## REQUIRED WORK
Quote the data below in full, minus the images.

— Start —

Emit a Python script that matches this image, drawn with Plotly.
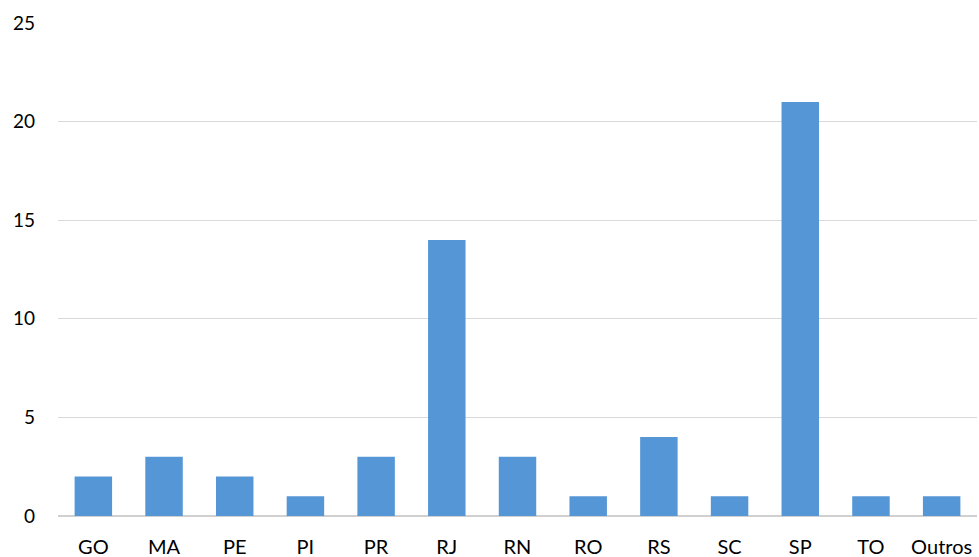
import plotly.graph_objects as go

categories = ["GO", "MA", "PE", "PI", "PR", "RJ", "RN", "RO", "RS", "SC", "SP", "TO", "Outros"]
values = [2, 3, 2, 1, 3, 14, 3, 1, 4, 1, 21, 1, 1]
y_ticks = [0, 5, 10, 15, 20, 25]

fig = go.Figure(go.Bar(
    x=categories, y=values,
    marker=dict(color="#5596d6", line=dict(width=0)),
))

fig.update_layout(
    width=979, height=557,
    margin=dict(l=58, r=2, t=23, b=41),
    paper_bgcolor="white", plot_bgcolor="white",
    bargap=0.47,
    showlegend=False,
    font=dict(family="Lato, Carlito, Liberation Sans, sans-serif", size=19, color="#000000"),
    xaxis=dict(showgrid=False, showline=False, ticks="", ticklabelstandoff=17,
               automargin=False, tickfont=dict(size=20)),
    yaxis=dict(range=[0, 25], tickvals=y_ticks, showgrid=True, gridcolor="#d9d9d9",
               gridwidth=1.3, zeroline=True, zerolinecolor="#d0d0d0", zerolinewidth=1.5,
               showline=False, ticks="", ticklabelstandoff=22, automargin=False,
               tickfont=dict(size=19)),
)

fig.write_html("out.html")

— End —

## EXERCISE RESPONSE
Emit a Python script that matches this image, drawn with Plotly.
import plotly.graph_objects as go

categories = ["GO", "MA", "PE", "PI", "PR", "RJ", "RN", "RO", "RS", "SC", "SP", "TO", "Outros"]
values = [2, 3, 2, 1, 3, 14, 3, 1, 4, 1, 21, 1, 1]
y_ticks = [0, 5, 10, 15, 20, 25]

fig = go.Figure(go.Bar(
    x=categories, y=values,
    marker=dict(color="#5596d6", line=dict(width=0)),
))

fig.update_layout(
    width=979, height=557,
    margin=dict(l=58, r=2, t=23, b=41),
    paper_bgcolor="white", plot_bgcolor="white",
    bargap=0.47,
    showlegend=False,
    font=dict(family="Lato, Carlito, Liberation Sans, sans-serif", size=19, color="#000000"),
    xaxis=dict(showgrid=False, showline=False, ticks="", ticklabelstandoff=17,
               automargin=False, tickfont=dict(size=20)),
    yaxis=dict(range=[0, 25], tickvals=y_ticks, showgrid=True, gridcolor="#d9d9d9",
               gridwidth=1.3, zeroline=True, zerolinecolor="#d0d0d0", zerolinewidth=1.5,
               showline=False, ticks="", ticklabelstandoff=22, automargin=False,
               tickfont=dict(size=19)),
)

fig.write_html("out.html")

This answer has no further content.